Here's a general example for the switch section, this would go to /etc/config/network:
config switch
option name 'switch0'
option reset '1'
option enable_vlan '1'
config switch_vlan
option device 'switch0'
option vlan '1'
option ports 'X X X Yt'
config switch_vlan
option device 'switch0'
option vlan '2'
option ports 'X X Yt'
Before you do this configuration, you will need to use an SSH connection to the router and the 'swconfig' tool to identify how the physical ports of the router map to the ports on the switch chip. To do this, just plug an Ethernet cable between a PC or a laptop and each of the LAN or WAN ports of the router in sequence, and run 'swconfig switch0 show' after each connection.
For each test, you should see one port always connected (this is the CPU-facing port) and then one more, depending on which physical port you plugged the cable. Use Notepad or similar to write down the port numbers shown by swconfig (they start from 0) and the physical port numbers labelled on the router.

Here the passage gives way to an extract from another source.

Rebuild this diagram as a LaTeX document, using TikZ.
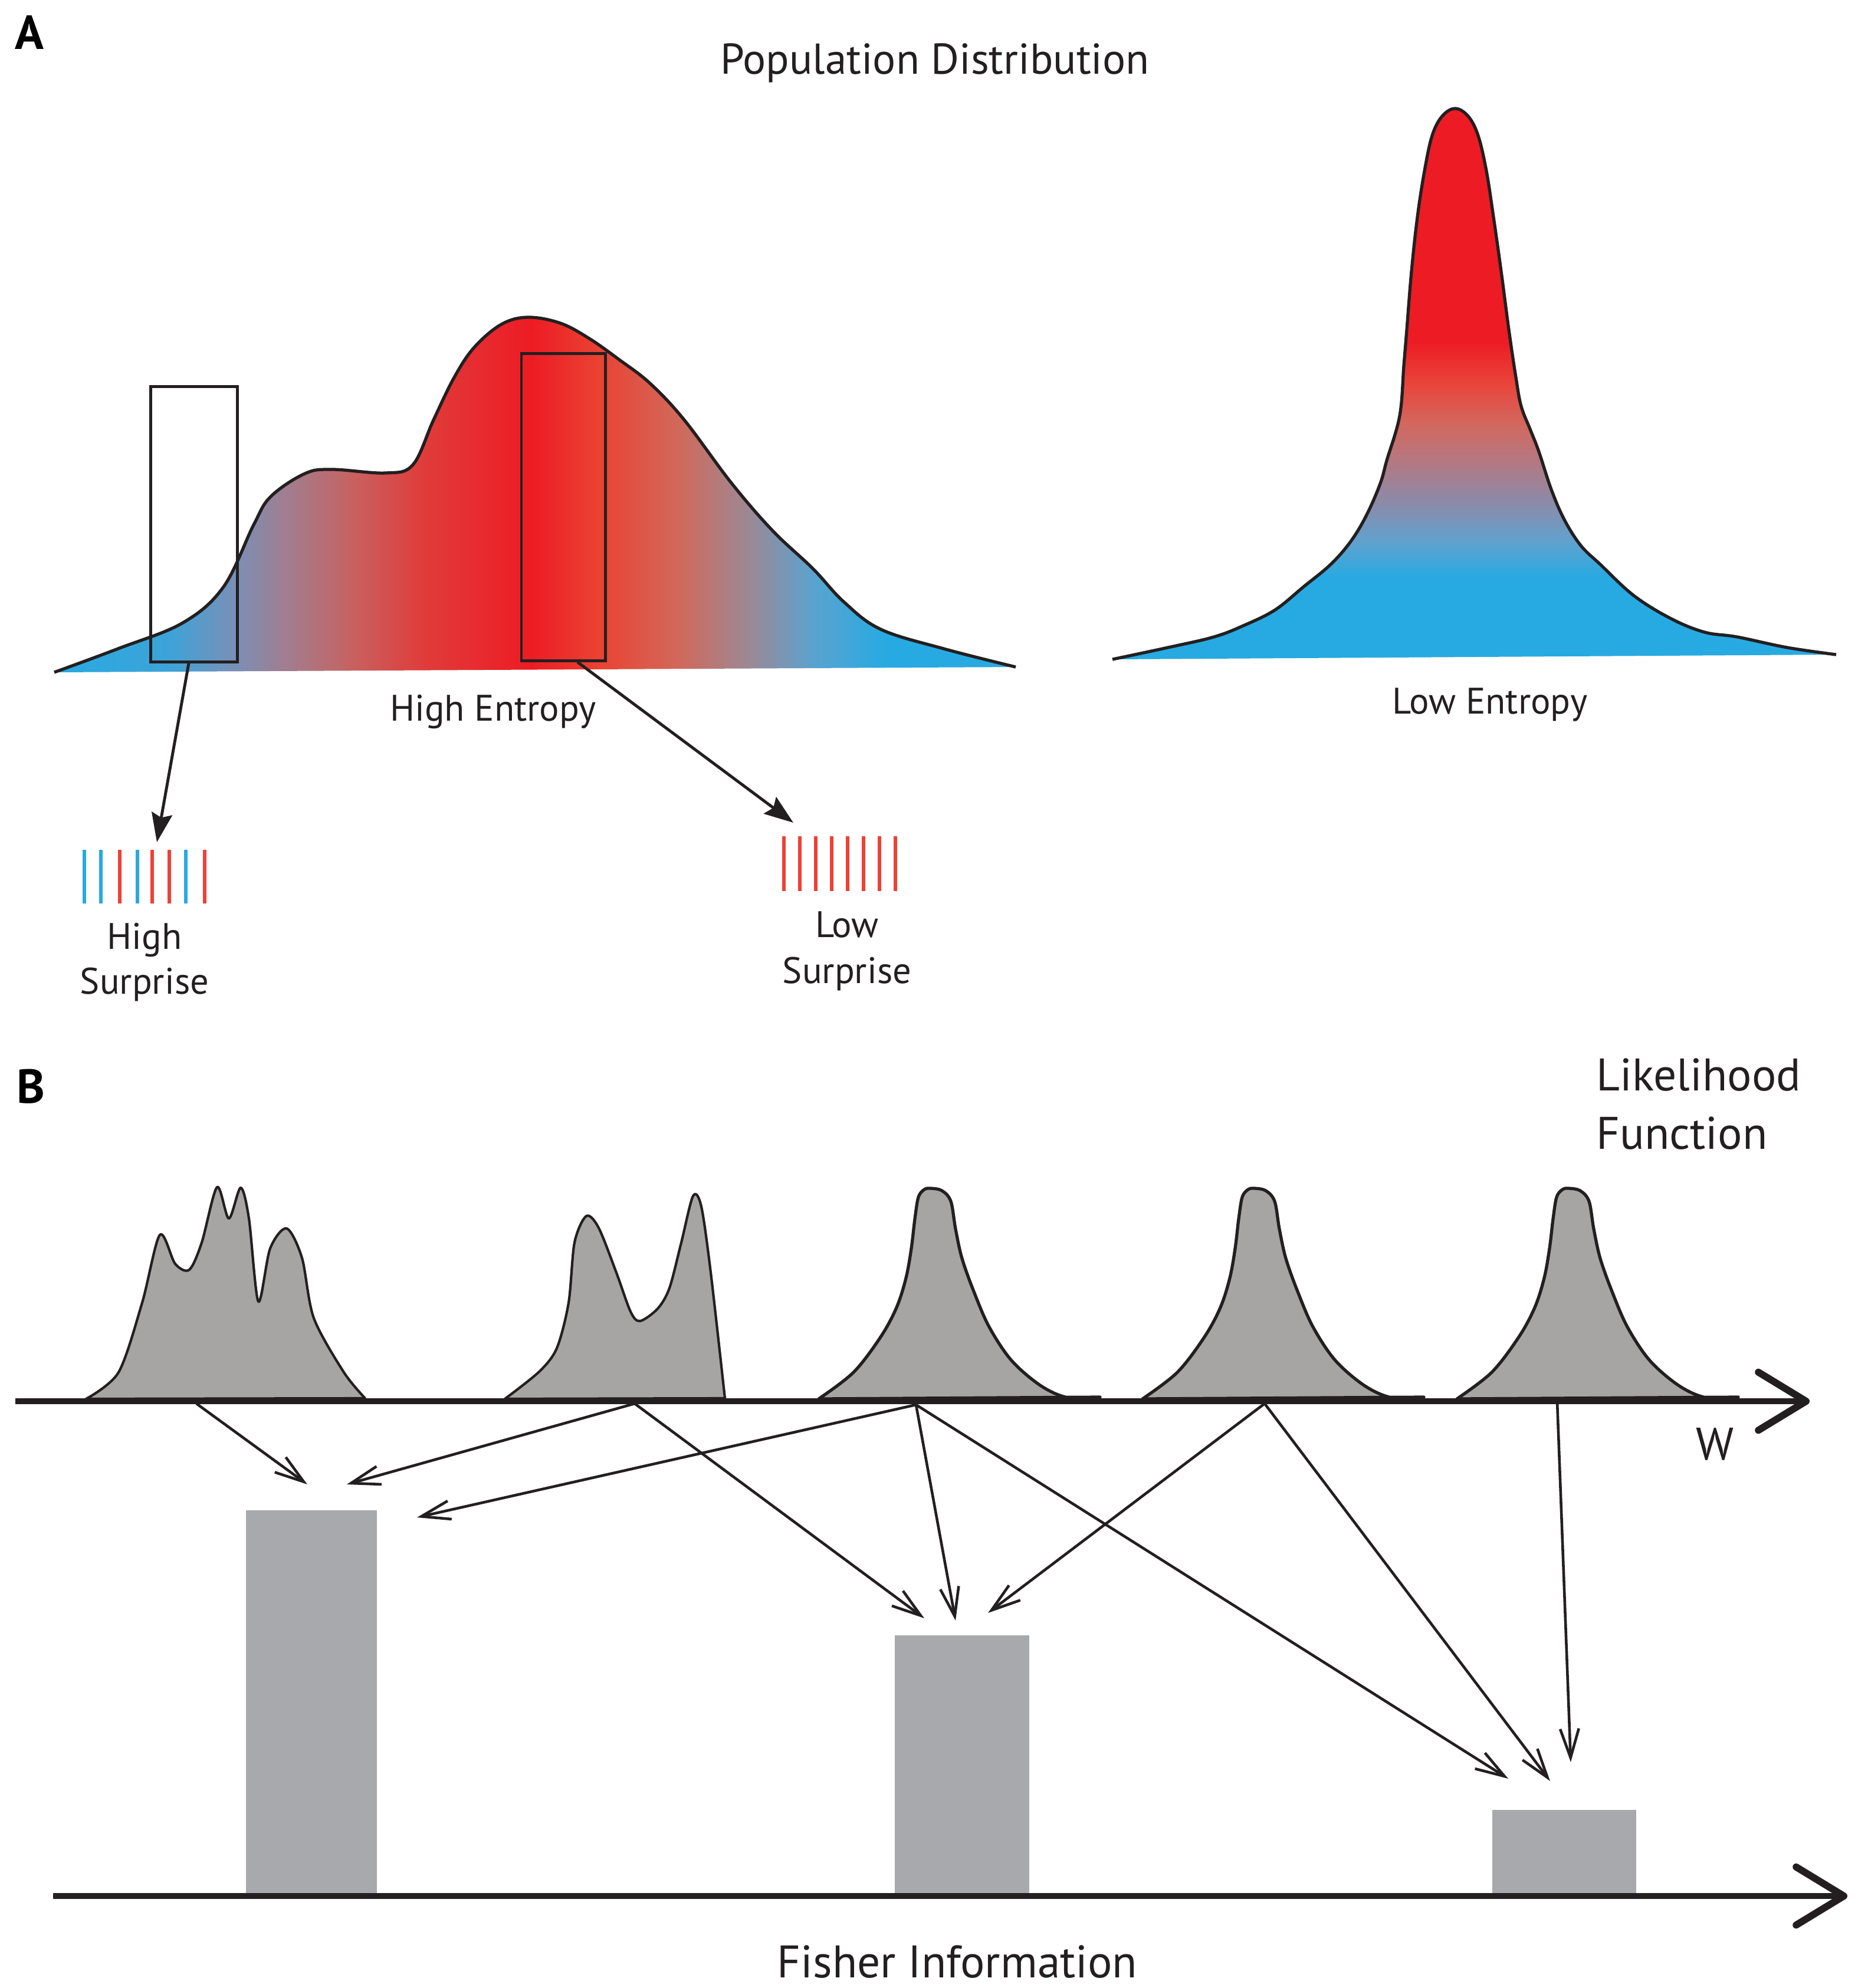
\documentclass[tikz,border=0pt]{standalone}
\usepackage{fontspec}
\setmainfont{PT Sans}
\usetikzlibrary{arrows.meta}
\usepackage{xcolor}
\definecolor{ink}{HTML}{231F20}
\definecolor{eblue}{HTML}{27AAE1}
\definecolor{ered}{HTML}{ED1C24}
\definecolor{sred}{HTML}{EF4136}
\definecolor{hb1}{HTML}{3DA3D8}
\definecolor{hb2}{HTML}{7B8FB5}
\definecolor{hb3}{HTML}{A07E91}
\definecolor{hb4}{HTML}{C8615F}
\definecolor{hb5}{HTML}{E03B3A}
\definecolor{hb6}{HTML}{EA4434}
\definecolor{hb7}{HTML}{D1695B}
\definecolor{hb8}{HTML}{A1868F}
\definecolor{hb9}{HTML}{5AA3CF}
\definecolor{lb1}{HTML}{5FA2CF}
\definecolor{lb2}{HTML}{8C8AA8}
\definecolor{lb3}{HTML}{B07A85}
\definecolor{lb4}{HTML}{D2685F}
\definecolor{lb5}{HTML}{E9443A}
\definecolor{likegray}{HTML}{A7A4A4}
\definecolor{bargray}{HTML}{A7A9AC}
\pgfdeclarehorizontalshading{highent}{100bp}{color(0bp)=(eblue); color(25bp)=(eblue);
  color(31bp)=(hb1); color(34.5bp)=(hb2); color(37bp)=(hb3); color(40.6bp)=(hb4);
  color(44.3bp)=(hb5); color(49.8bp)=(ered); color(53.5bp)=(hb6); color(57.5bp)=(hb7);
  color(60.8bp)=(hb8); color(64.5bp)=(hb9); color(68.2bp)=(eblue); color(100bp)=(eblue)}
\pgfdeclareverticalshading{lowent}{100bp}{color(0bp)=(eblue); color(32.4bp)=(eblue);
  color(35.6bp)=(lb1); color(39.3bp)=(lb2); color(42.6bp)=(lb3); color(46.3bp)=(lb4);
  color(50.1bp)=(lb5); color(53.8bp)=(ered); color(100bp)=(ered)}
\tikzset{
  title/.style={font=\fontsize{20.8}{24}\selectfont, inner sep=0pt, text=ink},
  mid/.style={font=\fontsize{17.8}{21}\selectfont, inner sep=0pt, text=ink},
  big/.style={font=\fontsize{22}{26}\selectfont, inner sep=0pt, text=ink},
  panel/.style={font=\bfseries\fontsize{23}{27}\selectfont, inner sep=0pt},
  dist/.style={draw=ink, line width=1.5pt, line join=round},
  win/.style={draw=ink, line width=1.4pt, inner sep=0pt},
  spike/.style={line width=1.7pt},
  pick/.style={draw=ink, line width=1.4pt, -{Stealth[length=14pt,width=10pt,inset=2pt]}},
  like/.style={fill=likegray, draw=ink, line width=1.5pt, line join=round},
  bar/.style={fill=bargray, inner sep=0pt, anchor=south},
  axis/.style={draw=ink, line width=2.85pt, -{Straight Barb[length=23pt,width=28pt,round,line width=3.4pt]}},
  vote/.style={draw=ink, line width=1.3pt, -{Straight Barb[length=14pt,width=9pt]}}
}
\newcommand\hightop{plot[smooth,tension=0.6] coordinates {(92,1140) (200,1100) (310,1056)
  (379,995) (430,890) (459,842) (517,803) (563,796) (654,802) (700,788) (735,712) (770,640)
  (804,589) (850,550) (895,538) (950,548) (999,574) (1050,610) (1102,650) (1160,712)
  (1240,819) (1310,900) (1378,964) (1430,1020) (1493,1067) (1600,1100) (1722,1131)}}
\newcommand\lowtop{plot[smooth,tension=0.6] coordinates {(1886,1118) (1980,1098) (2058,1080)
  (2110,1060) (2162,1034) (2210,995) (2256,957) (2290,918) (2317,873) (2340,820) (2351,781)
  (2373,705) (2380,620) (2385,559) (2393,460) (2403,368) (2415,290) (2428,230) (2445,197)
  (2467,184) (2489,197) (2506,230) (2520,290) (2532,368) (2545,460) (2558,559) (2570,640)
  (2579,689) (2595,730) (2609,766) (2630,830) (2652,881) (2680,925) (2713,957) (2770,1010)
  (2833,1049) (2890,1072) (2945,1080) (3030,1098) (3113,1110)}}
\newcommand\onepeak{plot[smooth,tension=0.55] coordinates {(-190,2372) (-131,2327) (-85,2267)
  (-58,2217) (-42,2167) (-33,2117) (-27,2067) (-21,2030) (-11,2017) (0,2015) (19,2019)
  (34,2037) (42,2084) (53,2134) (73,2190) (99,2250) (137,2307) (187,2350) (233,2370) (287,2369)}}

\begin{document}
\begin{tikzpicture}[x=0.01cm,y=-0.01cm]
\useasboundingbox (0,0) rectangle (3150,3371);

\node[panel, anchor=base west] (labA) at (25,83) {A};
\node[title, anchor=base] (popdist) at (1585,125) {Population Distribution};

\shade[shading=highent] \hightop -- cycle;
\draw[dist] \hightop;
\shade[shading=lowent] \lowtop -- cycle;
\draw[dist] \lowtop;

\node[win, minimum width=1.46cm, minimum height=4.66cm] (winL) at (329,889) {};
\node[win, minimum width=1.42cm, minimum height=5.2cm] (winR) at (955,860) {};
\node[mid, anchor=base] (hient) at (836,1222) {High Entropy};
\node[mid, anchor=base] (loent) at (2526,1210) {Low Entropy};

\foreach \sx/\sc in {143/eblue,171/eblue,203/sred,233/eblue,258/sred,287/sred,315/eblue,347/sred}
  \draw[spike, \sc] (\sx,1441) -- (\sx,1532);
\foreach \sx in {1329,1356,...,1518}
  \draw[spike, sred] (\sx,1418) -- (\sx,1511);
\coordinate (hsTip) at (266,1428);
\coordinate (lsTip) at (1345,1395);
\draw[pick] ([xshift=-0.09cm]winL.south) -- (hsTip);
\draw[pick] ([xshift=0.24cm]winR.south) -- (lsTip);
\node[mid, anchor=base] (hs1) at (245,1609) {High};
\node[mid, anchor=base] (hs2) at (245,1685) {Surprise};
\node[mid, anchor=base] (ls1) at (1436,1589) {Low};
\node[mid, anchor=base] (ls2) at (1436,1667) {Surprise};

\node[panel, anchor=base west] (labB) at (28,1870) {B};
\node[big, anchor=base west] (lik1) at (2706,1849) {Likelihood};
\node[big, anchor=base west] (lik2) at (2706,1948) {Function};

\filldraw[like, line width=1.2pt] plot[smooth,tension=0.5] coordinates {(146,2372) (201,2327)
  (241,2209) (271,2094) (297,2143) (321,2153) (342,2107) (368,2013) (388,2066) (408,2014)
  (422,2066) (438,2207) (458,2117) (486,2083) (512,2133) (532,2235) (583,2327) (619,2371)} -- cycle;
\filldraw[like, line width=1.2pt] plot[smooth,tension=0.5] coordinates {(856,2372) (914,2326)
  (944,2286) (964,2209) (974,2107) (994,2062) (1015,2082) (1045,2158) (1069,2224) (1085,2240)
  (1115,2219) (1135,2184) (1155,2107) (1175,2028) (1189,2046) (1205,2158) (1229,2371)} -- cycle;
\foreach \cx in {1578,2127,2660}
  \filldraw[like, shift={(\cx,0)}] \onepeak -- cycle;

\node[bar, minimum width=2.22cm, minimum height=6.52cm] (fi1) at (528,3214) {};
\node[bar, minimum width=2.28cm, minimum height=4.4cm] (fi2) at (1631,3214) {};
\node[bar, minimum width=2.43cm, minimum height=1.44cm] (fi3) at (2652,3214) {};

\coordinate (w0) at (26,2376);
\coordinate (w1) at (3068,2376);
\draw[axis] (w0) -- (w1);
\node[big, anchor=base] (wlab) at (2908,2475) {W};
\coordinate (f0) at (90,3215);
\coordinate (f1) at (3132,3215);
\draw[axis] (f0) -- (f1);
\node[big, anchor=base] (fish) at (1623,3353) {Fisher Information};

\coordinate (s1) at (333,2380);
\coordinate (s2) at (1076,2380);
\coordinate (s3) at (1553,2382);
\coordinate (s4) at (2144,2380);
\coordinate (s5) at (2640,2376);
\coordinate (a1) at (521,2517);
\coordinate (a2) at (588,2517);
\coordinate (a3) at (707,2573);
\coordinate (b1) at (1567,2744);
\coordinate (b2) at (1620,2748);
\coordinate (b3) at (1675,2735);
\coordinate (c1) at (2557,3016);
\coordinate (c2) at (2628,3020);
\coordinate (c3) at (2663,2988);
\foreach \f/\t in {s1/a1,s2/a2,s3/a3,s2/b1,s3/b2,s4/b3,s3/c1,s4/c2,s5/c3}
  \draw[vote] (\f) -- (\t);
\end{tikzpicture}
\end{document}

Note that the switch chip may have pin connectors for more ports than the number of physical ports on your router, so if 'swconfig' shows that you have 7 or 8 ports, and one or more of them is never connected regardless of which port you plug the cable in, then that's completely normal.
After you have identified the ports, fix the Xs and Ys on the config I've shown above so that three of the ports belong to the "LAN" VLAN, and two belong to the "WAN" VLAN. The port Y will be the port that is always lit (the CPU-facing port), and it needs to have the 't' suffix to indicate that packets going out of this port will receive the VLAN identier.
The LEDE project has documented the behavior of a switch quite succintly: https://lede-project.org/docs/user-guid … figuration The theory will help you understand how the switch works.
After you have written the switch config, it's time to fix the network interfaces, firewalls, Dropbear, DNS and DHCP configs etc. to match the new network infrastructure. You will use "eth0.1" to identify the LAN interface and "eth0.2" to identify the WAN interface.
Be careful to document and plan your entire configuration before you begin modifying the files or restarting the router or services. A mistake in your configuration may render your device inaccessible over the network when e.g. Dropbear is listening on the 'eth0' interface when it should listen on 'eth0.1', or due to a firewall zone being registered to wrong interface, or forwarding rules missing.
Also note that this configuration will bind the WAN port and one of the LAN ports to the same network interface. If you need to use two distinct network interfaces and do load-balancing, then you'd separate one of the two ports in the above switch config to a new switch_vlan section, and write a corresponding interface, firewall rules etc. for this VLAN.